Sri Lanka should avoid blindly pouring money into public education
26 Oct 2015 - {{hitsCtrl.values.hits}}
By Dinesh Weerakkody
President Maithripala Sirisena, has vowed to increase the current allocation of education in the next budget.
I am sure that he is fully aware that Sri Lanka cannot spend its way out of this education malaise, if this was possible Mahinda Rajapakse’s government would have done so. What is needed is sound education reform, a new approach that leaves no child behind.
Therefore, the government must recognize the mounting evidence that spending even more on the same programs will do little to change the status quo and raise achievement. The data and findings from research over the past 20 years on achievement, education programs, and spending trends continue to demonstrate that spending more money on the same programs, is simply not effective.

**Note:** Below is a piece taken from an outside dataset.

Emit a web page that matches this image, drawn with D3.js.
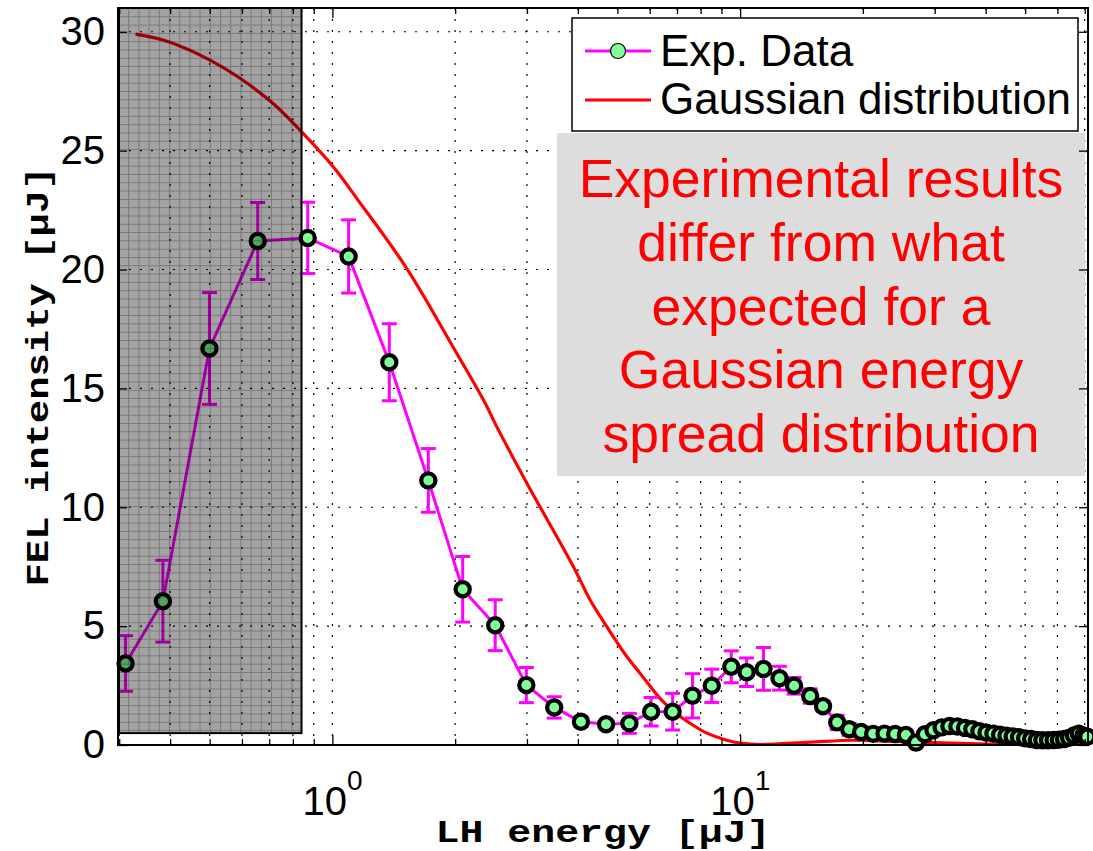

Therefore, the new government must be careful not to continue to approve and allocate more money for public education without proof that the larger budgets can help achieve their desired outcomes. Research has continuously demonstrated vouchers and school choice increase graduation rates, achievements and the employment potential of the student.
Technical and vocational education
In the short term investing more money in vocational and skills training could help Sri Lanka to attract more MNCs to set up operations, we need to continue to grow our talent pool. That would however require the injection of targeted additional training places, which requires a special effort from both the Government and the industry.
Management Guru Peter Drucker once said knowledge is the only meaningful resource today. Access to other resources is no longer limited. Capital flows freely across borders, unerringly seeking out companies that need it. Technology is available to countries that cannot grow it for the right price. Information is available to anyone who wants to flag it down, on the digital highway.
Crucially, the people who bring knowledge into business and government are limited, but the key to build competitive advantage and improve our productivity levels is skills and knowledge. Therefore, in the face of new global and internal challenges, the development of human resources will become increasingly important.
The ability of our talent pool to create, absorb and apply knowledge to generate new value will be a primary source of our competitive advantage. A country’s real value today is not found in its fixed assets or infrastructure but in its human capital.
For Sri Lanka to transit successfully into a developed economy, our human resources must have the competence to exploit our economic potential. Therefore the Government’s HR strategy should be relevant and responsive and our people should have the skills and learning capabilities to add and create value. We must therefore aggressively upgrade and retool our workforce with the capabilities for the current work and the
future work.
Productivity
The other challenge we have is to improve productivity and encourage innovation (see chart below) in both the public and private sector. Productivity is the prime determinant in the long run of a nation’s standard of living, for it is the driver of our national per capita income. In the private sector, the productivity of the human resources largely determines their wages.
High productivity not only supports high levels of income but also allows citizens the option of choosing more leisure instead of long working hours. Sustained productivity growth requires that an economy continually upgrade its human capital. Productivity therefore is a measure of the quantity and quality of work performance and also the resource utilization.
Also productivity is a broad performance factor that applies a criterion of work achievement to individuals, groups and organization. People in the organization are in a position to influence directly the productivity of individuals, groups under their supervision. They are also in a position to help integrate these performance contributions into the organization as a whole.
Only when such integration occurs is high organizational productivity possible. We also know that a country and an organization can rise only up to the level its people can take it.
Future
Recently there have been renewed calls for industry to take responsibility for their skill needs. However, for industry to take responsibility, it must be given responsibility for its own skills formation processes and for purchasing those services from the training system. Industry will always move faster than the training system.
Therefore, to provide the skills for the future and to ensure that training provided is relevant to industry needs, industry must be delegated some level of authority in driving the training priorities for public funding. One of the critical challenges facing the allocation of training priorities for the public is the unresponsiveness of the system to the changing demands of industry.
Sri Lanka needs a robust, flexible public provider; however, public sector institutes still determine their priorities according to available supply and not sufficiently on industry demand. This erodes the effectiveness of the great bulk of all investments in education.
The injection of targeted additional training places into the Sri Lankan economy has the potential to dramatically improve productivity and workforce participation across the board. However, unless the training investment is targeted towards skills that are in demand and skills that will be most relevant to the industries of the future, it runs the risk of losing its long-term relevance to industry. Skilling Sri Lanka requires a genuine commitment from both the industry and the State.